In this nationwide, observational study of women with PMO, the performance of diagnosis codes in identifying hypocalcemia and dermatologic adverse events from health insurance claims data varied across settings, and by provider specialty. Our definition of hypocalcemia (as the primary reason for obtaining ED or inpatient care) yielded a PPV of 40%, and for dermatologic adverse events, a PPV of 70%. The inclusion of incidental cases increased the PPV of hypocalcemia appreciably, suggesting that secondary hypocalcemia may frequently be recorded in the primary position on claims. Incidental cases were infrequent for dermatologic adverse events, possibly because these events generally represent the true primary reason for the patients’ care. With both outcomes, the diagnosis codes from ED claims were more accurate than inpatient claims. Serious hypocalcemia and dermatologic adverse events may be treated and resolved within the ED without requiring hospital admission, and if hospitalization does occur, these outcomes—hypocalcemia in particular—may be considered a secondary concern.
There are few published data for comparison. Strom et al. reported that within Medicaid claims, 60.9% of the erythematous events captured through presence of ICD-9 695.1 (erythema multiforme, Stevens-Johnson syndrome, and toxic epidermal necrolysis) were later confirmed as true cases [15]. Within a health plan database, Chan et al. reported that the presence of a discharge diagnosis of erythema multiforme yielded a PPV of 60.7% [16]. These are similar to our PPV finding of 56 to 67% (including incidental cases) for serious erythematous events, which also included ICD-9 695.5 (exfoliation due to erythematous conditions).
Historically, 70 to 80% of medical records requested by our research group (and similar institutions) are obtained [17, 18]. In this study, as expected, our retrieval rate was at the lower end of this spectrum as we sought medical records only from the principal site of care. This choice arose from the study objective to validate outcomes associated with a specific medical claim, rather than to confirm the presence of an outcome.

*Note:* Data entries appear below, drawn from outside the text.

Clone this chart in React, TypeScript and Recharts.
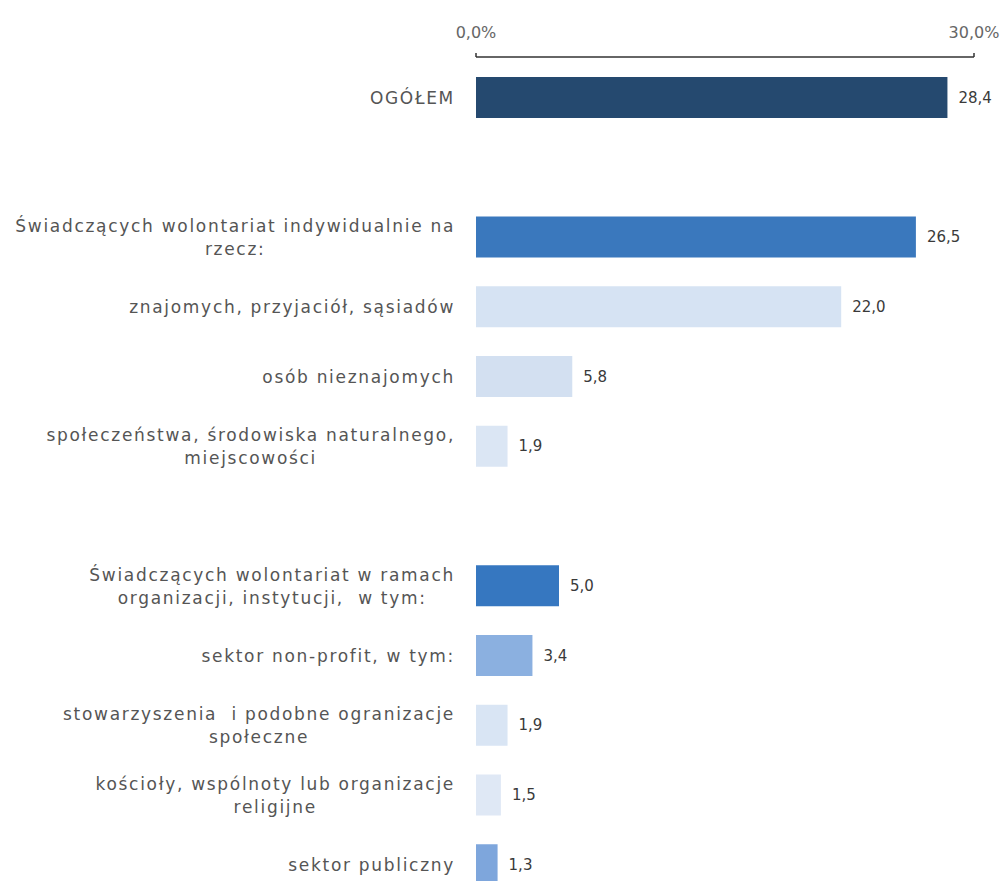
import { Bar, BarChart, Cell, LabelList, XAxis, YAxis } from "recharts";

const categories = [
  "OGÓŁEM",
  "",
  "Świadczących wolontariat indywidualnie na\nrzecz:",
  "znajomych, przyjaciół, sąsiadów",
  "osób nieznajomych",
  "społeczeństwa, środowiska naturalnego,\nmiejscowości",
  " ",
  "Świadczących wolontariat w ramach\norganizacji, instytucji,  w tym:",
  "sektor non-profit, w tym:",
  "stowarzyszenia  i podobne ogranizacje\nspołeczne",
  "kościoły, wspólnoty lub organizacje\nreligijne",
  "sektor publiczny",
];

const values: (number | null)[] = [28.4, null, 26.5, 22.0, 5.8, 1.9, null, 5.0, 3.4, 1.9, 1.5, 1.3];

const xTicks = [0, 30];

const barColors = [
  "#25496f", "#fff", "#3a78bd", "#d6e3f3", "#d3e0f1", "#dbe6f4",
  "#fff", "#3677c0", "#8bb0e0", "#d9e5f4", "#dfe8f5", "#7ea6dc",
];

const FONT = "DejaVu Sans";
const FONT_SIZE = 17;
const SPACING = 1.7;

const data = categories.map((name, i) => ({ name, value: values[i] }));

let ctx: CanvasRenderingContext2D | null = null;
function textWidth(s: string) {
  if (!ctx) ctx = document.createElement("canvas").getContext("2d");
  if (!ctx) return s.length * (9 + SPACING);
  ctx.font = `${FONT_SIZE}px "${FONT}"`;
  return ctx.measureText(s).width + s.length * SPACING;
}

function CategoryTick({ x, y, payload }: any) {
  const label: string = payload.value;
  if (!label.trim()) return null;
  const lines = label.split("\n");
  const maxW = Math.max(...lines.map(textWidth));
  const cx = x - maxW / 2;
  const lh = 23;
  const top = y - ((lines.length - 1) * lh) / 2;
  return (
    <g>
      {lines.map((ln, i) => (
        <text
          key={i}
          x={cx}
          y={top + i * lh}
          textAnchor="middle"
          dominantBaseline="central"
          fill="#555"
          fontSize={FONT_SIZE}
          fontFamily={FONT}
          letterSpacing={SPACING}
          style={{ whiteSpace: "pre" }}
        >
          {ln}
        </text>
      ))}
    </g>
  );
}

function ValueLabel(props: any) {
  const { x, y, width, height, value } = props;
  if (value == null) return null;
  return (
    <text
      x={x + width + 11}
      y={y + height / 2}
      dominantBaseline="central"
      fill="#3a3a3a"
      fontSize={15}
      fontFamily={FONT}
    >
      {Number(value).toFixed(1).replace(".", ",")}
    </text>
  );
}

export default function App() {
  return (
    <div
      style={{
        position: "absolute",
        left: 0,
        top: 0,
        width: 1005,
        height: 881,
        overflow: "hidden",
        background: "#fff",
      }}
    >
      <BarChart
        width={1005}
        height={930}
        data={data}
        layout="vertical"
        margin={{ top: 0, right: 31, left: 6, bottom: 30 }}
        barCategoryGap={0}
      >
        <XAxis
          type="number"
          orientation="top"
          domain={[0, 30]}
          ticks={xTicks}
          height={57}
          tickSize={4}
          tickMargin={15}
          axisLine={{ stroke: "#333", strokeWidth: 1.5 }}
          tickLine={{ stroke: "#333", strokeWidth: 1.5 }}
          tick={{ fill: "#666", fontSize: 16, fontFamily: FONT }}
          tickFormatter={(v) => `${Number(v).toFixed(1).replace(".", ",")}%`}
        />
        <YAxis
          type="category"
          dataKey="name"
          width={470}
          padding={{ top: 6, bottom: 0 }}
          axisLine={false}
          tickLine={false}
          tickSize={0}
          tickMargin={21}
          interval={0}
          tick={<CategoryTick />}
        />
        <Bar dataKey="value" barSize={41} isAnimationActive={false}>
          {data.map((_, i) => (
            <Cell key={i} fill={barColors[i]} />
          ))}
          <LabelList dataKey="value" content={<ValueLabel />} />
        </Bar>
      </BarChart>
    </div>
  );
}
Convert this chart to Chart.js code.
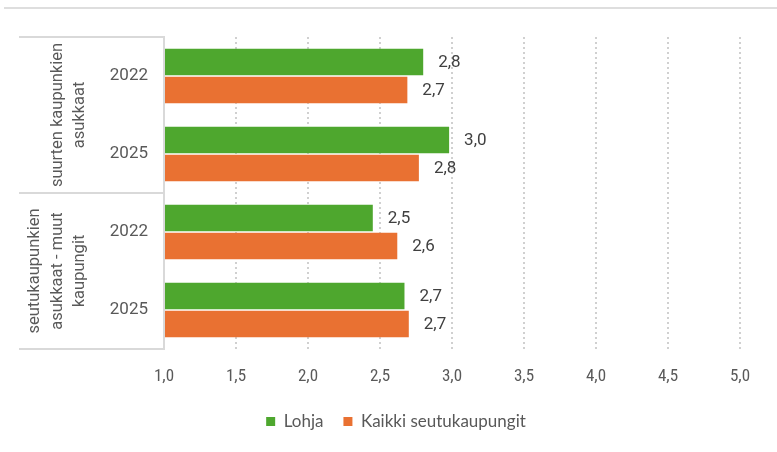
<!DOCTYPE html>
<html>
<head>
<meta charset="utf-8">
<script src="https://cdn.jsdelivr.net/npm/chart.js@4"></script>
<style>
html,body{margin:0;padding:0;background:#fff;}
#wrap{position:relative;width:777px;height:452px;}
</style>
</head>
<body>
<div id="wrap"><canvas id="c" width="777" height="452"></canvas></div>
<script>
const yearLabels = ['2022', '2025', '2022', '2025'];
const groupLabels = [['suurten kaupunkien', 'asukkaat'], ['seutukaupunkien', 'asukkaat - muut', 'kaupungit']];
const seriesNames = ['Lohja', 'Kaikki seutukaupungit'];
const lohja = [2.80, 2.98, 2.45, 2.67];
const kaikki = [2.69, 2.77, 2.62, 2.70];
const xTicks = [1.0, 1.5, 2.0, 2.5, 3.0, 3.5, 4.0, 4.5, 5.0];

const GREEN = '#4ea72e', ORANGE = '#e97132';
const fmt = v => v.toFixed(1).replace('.', ',');

const decor = {
  id: 'decor',
  beforeDraw(chart) {
    const ctx = chart.ctx;
    ctx.save();
    ctx.strokeStyle = '#dedede';
    ctx.lineWidth = 2;
    ctx.beginPath(); ctx.moveTo(4, 8); ctx.lineTo(777, 8); ctx.stroke();
    ctx.restore();
  },
  afterDraw(chart) {
    const ctx = chart.ctx, ca = chart.chartArea, ys = chart.scales.y;
    ctx.save();
    ctx.strokeStyle = '#d9d9d9';
    ctx.lineWidth = 2;
    const mid = (ys.getPixelForValue(1) + ys.getPixelForValue(2)) / 2;
    [ca.top, mid, ca.bottom].forEach(y => {
      ctx.beginPath(); ctx.moveTo(19, y); ctx.lineTo(ca.left, y); ctx.stroke();
    });
    ctx.fillStyle = '#595959';
    ctx.font = '16.5px Roboto';
    ctx.textAlign = 'center';
    ctx.textBaseline = 'middle';
    const spans = [[ca.top, mid], [mid, ca.bottom]];
    groupLabels.forEach((lines, g) => {
      const cy = (spans[g][0] + spans[g][1]) / 2;
      const n = lines.length;
      lines.forEach((t, i) => {
        const x = 80 - (n - 1 - i) * 22.5;
        ctx.save();
        ctx.translate(x, cy);
        ctx.rotate(-Math.PI / 2);
        ctx.fillText(t, 0, 0);
        ctx.restore();
      });
    });
    ctx.fillStyle = '#404040';
    ctx.font = '17px Roboto';
    ctx.textAlign = 'left';
    ctx.textBaseline = 'middle';
    chart.data.datasets.forEach((ds, di) => {
      const meta = chart.getDatasetMeta(di);
      meta.data.forEach((bar, i) => {
        ctx.fillText(fmt(ds.data[i]), bar.x + 15, bar.y + 1);
      });
    });
    ctx.restore();
  }
};

new Chart(document.getElementById('c'), {
  type: 'bar',
  data: {
    labels: yearLabels,
    datasets: [
      { label: seriesNames[0], data: lohja, backgroundColor: GREEN, base: 1 },
      { label: seriesNames[1], data: kaikki, backgroundColor: ORANGE, base: 1 }
    ]
  },
  options: {
    indexAxis: 'y',
    responsive: false,
    animation: false,
    devicePixelRatio: 1,
    categoryPercentage: 0.72,
    barPercentage: 0.94,
    layout: { padding: { left: 52, right: 37, top: 37, bottom: 12 } },
    plugins: {
      tooltip: { enabled: false },
      legend: {
        position: 'bottom',
        labels: {
          boxWidth: 9, boxHeight: 9, padding: 20,
          color: '#595959',
          font: { family: 'Lato', size: 17 }
        }
      }
    },
    scales: {
      x: {
        min: 1, max: 5,
        afterBuildTicks(scale) { scale.ticks = xTicks.map(v => ({ value: v })); },
        afterFit(scale) { scale.height = 44; },
        ticks: {
          padding: 18,
          color: '#595959',
          font: { family: "'Liberation Sans Narrow', 'Roboto Condensed', Roboto", size: 17 },
          callback: v => fmt(v)
        },
        grid: { color: '#d0d0d0', lineWidth: 2, drawTicks: false },
        border: { display: false, dash: [2, 3] }
      },
      y: {
        afterFit(scale) { scale.width = 112; },
        ticks: {
          padding: 16,
          color: '#595959',
          font: { family: 'Roboto', size: 17 }
        },
        grid: { display: false, drawTicks: false },
        border: { display: true, color: '#d9d9d9', width: 2 }
      }
    }
  },
  plugins: [decor]
});
</script>
</body>
</html>
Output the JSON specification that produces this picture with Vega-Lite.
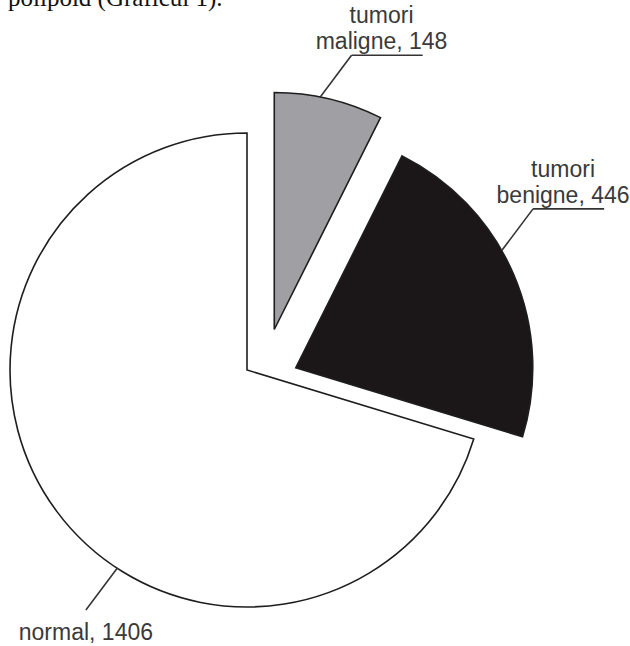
{
  "$schema": "https://vega.github.io/schema/vega-lite/v6.json",
  "width": 630,
  "height": 646,
  "padding": 0,
  "autosize": {"type": "none"},
  "background": "white",
  "view": {"stroke": null},
  "title": {
    "text": "polipoid (Graficul 1).",
    "font": "Liberation Serif",
    "fontSize": 25,
    "fontWeight": "normal",
    "color": "#111111",
    "anchor": "start",
    "frame": "group",
    "orient": "top",
    "baseline": "alphabetic",
    "offset": -31,
    "dx": 8
  },
  "data": {
    "values": [
      {"category": "tumori maligne", "count": 148},
      {"category": "tumori benigne", "count": 446},
      {"category": "normal", "count": 1406}
    ]
  },
  "transform": [
    {"joinaggregate": [{"op": "sum", "field": "count", "as": "total"}]},
    {"window": [{"op": "sum", "field": "count", "as": "cum"}], "sort": [{"field": "count", "order": "ascending"}], "frame": [null, 0]},
    {"calculate": "datum.cum - datum.count", "as": "c0"},
    {"calculate": "2 * PI * datum.c0 / datum.total", "as": "t0"},
    {"calculate": "2 * PI * datum.cum / datum.total", "as": "t1"},
    {"calculate": "(datum.t0 + datum.t1) / 2", "as": "mid"},
    {"calculate": "datum.count * 2 < datum.total ? 0.206 : 0", "as": "ex"},
    {"calculate": "datum.ex * sin(datum.mid + 0.36)", "as": "cx"},
    {"calculate": "datum.ex * cos(datum.mid + 0.36)", "as": "cy"},
    {"calculate": "2 * PI * (datum.c0 + 0.42 * datum.count) / datum.total", "as": "la"},
    {"calculate": "datum.cx + sin(datum.la)", "as": "ax"},
    {"calculate": "datum.cy + cos(datum.la)", "as": "ay"},
    {"calculate": "sin(datum.la) >= 0 ? 1 : -1", "as": "sx"},
    {"calculate": "cos(datum.la) >= 0 ? 1 : -1", "as": "sy"},
    {"calculate": "datum.ax + 0.22 * 0.6 * datum.sx", "as": "bx"},
    {"calculate": "datum.ay + 0.22 * 0.8 * datum.sy", "as": "by"},
    {"calculate": "datum.bx + (datum.sx > 0 ? 0.3 : 0)", "as": "hx"},
    {"calculate": "replace(datum.category, ' ', '\\n') + ', ' + datum.count", "as": "label"}
  ],
  "layer": [
    {
      "mark": {"type": "arc", "radius": 237, "stroke": "#1e1e1e", "strokeWidth": 1.6, "strokeJoin": "miter"},
      "encoding": {
        "theta": {"field": "t0", "type": "quantitative", "stack": null, "scale": null},
        "theta2": {"field": "t1"},
        "x": {"field": "cx", "type": "quantitative", "axis": null, "scale": {"domain": [-1.0422, 1.616], "nice": false, "zero": false}},
        "y": {"field": "cy", "type": "quantitative", "axis": null, "scale": {"domain": [-1.1646, 1.5612], "nice": false, "zero": false}},
        "color": {
          "field": "category",
          "type": "nominal",
          "legend": null,
          "scale": {"domain": ["tumori maligne", "tumori benigne", "normal"], "range": ["#a09fa3", "#1b1718", "#ffffff"]}
        }
      }
    },
    {
      "mark": {"type": "rule", "stroke": "#333333", "strokeWidth": 1.6},
      "encoding": {
        "x": {"field": "ax", "type": "quantitative", "axis": null, "scale": {"domain": [-1.0422, 1.616], "nice": false, "zero": false}},
        "y": {"field": "ay", "type": "quantitative", "axis": null, "scale": {"domain": [-1.1646, 1.5612], "nice": false, "zero": false}},
        "x2": {"field": "bx"},
        "y2": {"field": "by"}
      }
    },
    {
      "transform": [{"filter": "datum.sx > 0"}],
      "mark": {"type": "rule", "stroke": "#333333", "strokeWidth": 1.6},
      "encoding": {
        "x": {"field": "bx", "type": "quantitative", "axis": null, "scale": {"domain": [-1.0422, 1.616], "nice": false, "zero": false}},
        "y": {"field": "by", "type": "quantitative", "axis": null, "scale": {"domain": [-1.1646, 1.5612], "nice": false, "zero": false}},
        "x2": {"field": "hx"},
        "y2": {"field": "by"}
      }
    },
    {
      "transform": [{"filter": "datum.sx > 0"}],
      "mark": {"type": "text", "font": "Liberation Sans", "fontSize": 23, "color": "#3a3a3a", "lineHeight": 26, "lineBreak": "\n", "align": "center", "baseline": "bottom", "dx": 30, "dy": -27},
      "encoding": {
        "x": {"field": "bx", "type": "quantitative", "axis": null, "scale": {"domain": [-1.0422, 1.616], "nice": false, "zero": false}},
        "y": {"field": "by", "type": "quantitative", "axis": null, "scale": {"domain": [-1.1646, 1.5612], "nice": false, "zero": false}},
        "text": {"field": "label"}
      }
    },
    {
      "transform": [{"filter": "datum.sx < 0"}],
      "mark": {"type": "text", "font": "Liberation Sans", "fontSize": 23, "color": "#3a3a3a", "lineHeight": 26, "lineBreak": "\n", "align": "center", "baseline": "top", "dy": 12},
      "encoding": {
        "x": {"field": "bx", "type": "quantitative", "axis": null, "scale": {"domain": [-1.0422, 1.616], "nice": false, "zero": false}},
        "y": {"field": "by", "type": "quantitative", "axis": null, "scale": {"domain": [-1.1646, 1.5612], "nice": false, "zero": false}},
        "text": {"field": "label"}
      }
    }
  ]
}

While our lower retrieval rate decreased the precision of the PPVs, leading to broader confidence intervals, it likely did not bias the PPVs estimates, unless the chart retrieval rate was somehow differential with respect to the true case status. For example, if hospitals were more likely to provide charts for true cases of hypocalcemia, our PPV estimates would be biased toward 100%. However, this scenario seems unlikely. With other study objectives, it is generally feasible to seek charts from multiple providers or institutions (e.g., a dermatologist and a hospital) to increase the fraction of events for which at least one medical record is available.
In this study, we had expected that limiting our algorithm to the first-position diagnoses on claims would increase the PPV for capturing serious occurrences of adverse events that were the primary reason for seeking care. However, we found that clinically incidental or secondary events are also captured through diagnosis codes recorded in the primary position. Further, it is important to note that outcomes leading to hospitalization or ED visits may have had ICD-9 codes recorded in a secondary position on claims. These cases were not counted in this study, and thus, incidence derived with these code sets will be underestimated.
This study was conducted in a US commercially-insured population which, on average, tend to be slightly younger than the US general population. While we expect the results of this study to be generalizable to other insured populations, caution must be taken if there are differences in coding standards for reimbursement for hypocalcemia or dermatologic adverse events across insurers. Further, as PPVs vary according to disease prevalence, our PPVs may underestimate those observed in populations with a higher prevalence of hypocalcemia and/or dermatologic events than our study population, and overestimate those observed in populations with lower prevalence of these conditions than our study population. This highlights the need to assess the performance of case-identification algorithms within specific populations of interest. Lastly, we recognize that additional work is needed to assess the performance of algorithms for identifying other outcomes of interest that are associated with the use of osteoporosis medication, including osteonecrosis of the jaw, and atypical femur fractures.